* Given task
Copy exactly the lines from the beginning of the data down to and including the line holding "from matplotlib.patches import Rectangle", without any pictures.

* Dataset extract
▼▼▼
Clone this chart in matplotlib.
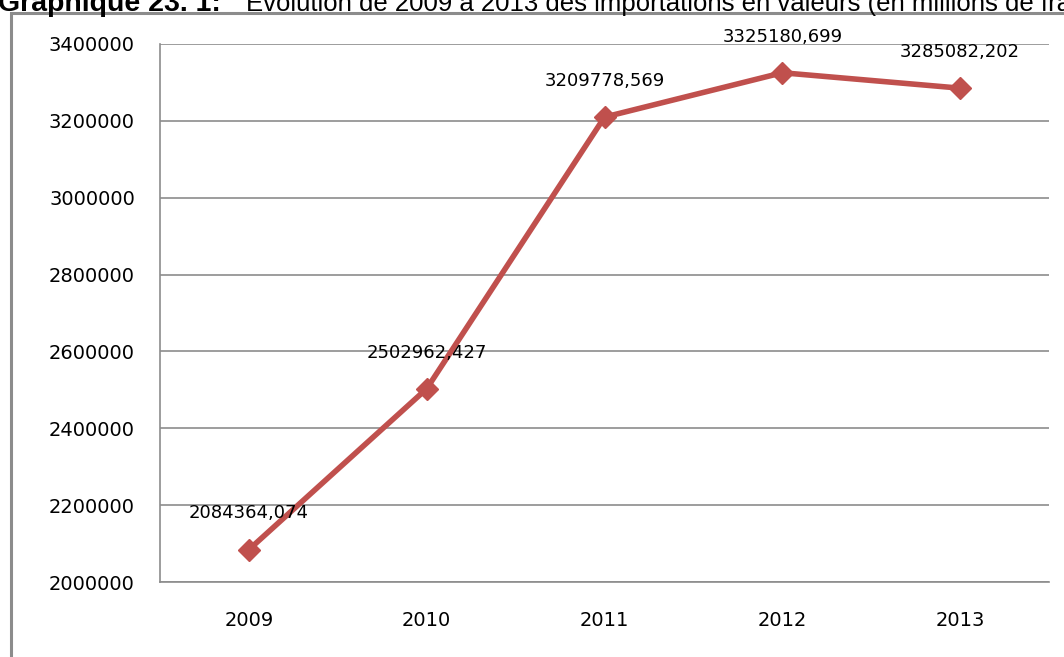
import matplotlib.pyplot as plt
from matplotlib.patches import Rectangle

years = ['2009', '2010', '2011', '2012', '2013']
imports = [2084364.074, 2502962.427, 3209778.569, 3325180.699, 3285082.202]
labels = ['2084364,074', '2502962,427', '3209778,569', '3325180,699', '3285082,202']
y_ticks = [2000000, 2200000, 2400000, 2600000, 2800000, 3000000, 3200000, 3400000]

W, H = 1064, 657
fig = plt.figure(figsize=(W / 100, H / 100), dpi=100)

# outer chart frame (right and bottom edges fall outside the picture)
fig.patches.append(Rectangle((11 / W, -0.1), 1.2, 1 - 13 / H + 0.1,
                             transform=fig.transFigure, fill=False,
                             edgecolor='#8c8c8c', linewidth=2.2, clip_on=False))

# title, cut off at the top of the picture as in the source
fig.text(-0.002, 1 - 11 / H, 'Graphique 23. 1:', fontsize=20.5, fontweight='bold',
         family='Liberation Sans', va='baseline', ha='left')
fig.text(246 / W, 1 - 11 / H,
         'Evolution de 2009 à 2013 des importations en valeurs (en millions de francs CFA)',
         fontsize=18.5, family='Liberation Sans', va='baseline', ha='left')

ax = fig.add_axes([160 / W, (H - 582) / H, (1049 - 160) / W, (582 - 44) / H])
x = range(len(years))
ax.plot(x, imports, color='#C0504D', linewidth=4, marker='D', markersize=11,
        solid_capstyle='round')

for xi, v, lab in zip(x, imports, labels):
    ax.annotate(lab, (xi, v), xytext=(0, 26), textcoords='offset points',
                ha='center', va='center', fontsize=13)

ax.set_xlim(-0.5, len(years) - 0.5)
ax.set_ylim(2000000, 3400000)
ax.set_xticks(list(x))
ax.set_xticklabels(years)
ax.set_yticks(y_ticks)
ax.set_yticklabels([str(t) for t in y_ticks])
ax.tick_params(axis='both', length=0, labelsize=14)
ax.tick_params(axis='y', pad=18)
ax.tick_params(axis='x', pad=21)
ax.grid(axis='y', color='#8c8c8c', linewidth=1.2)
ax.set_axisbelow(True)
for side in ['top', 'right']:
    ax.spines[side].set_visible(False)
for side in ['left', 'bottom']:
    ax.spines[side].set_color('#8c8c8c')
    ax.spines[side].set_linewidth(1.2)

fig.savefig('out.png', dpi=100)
▲▲▲
* Solution to the exercise
Clone this chart in matplotlib.
import matplotlib.pyplot as plt
from matplotlib.patches import Rectangle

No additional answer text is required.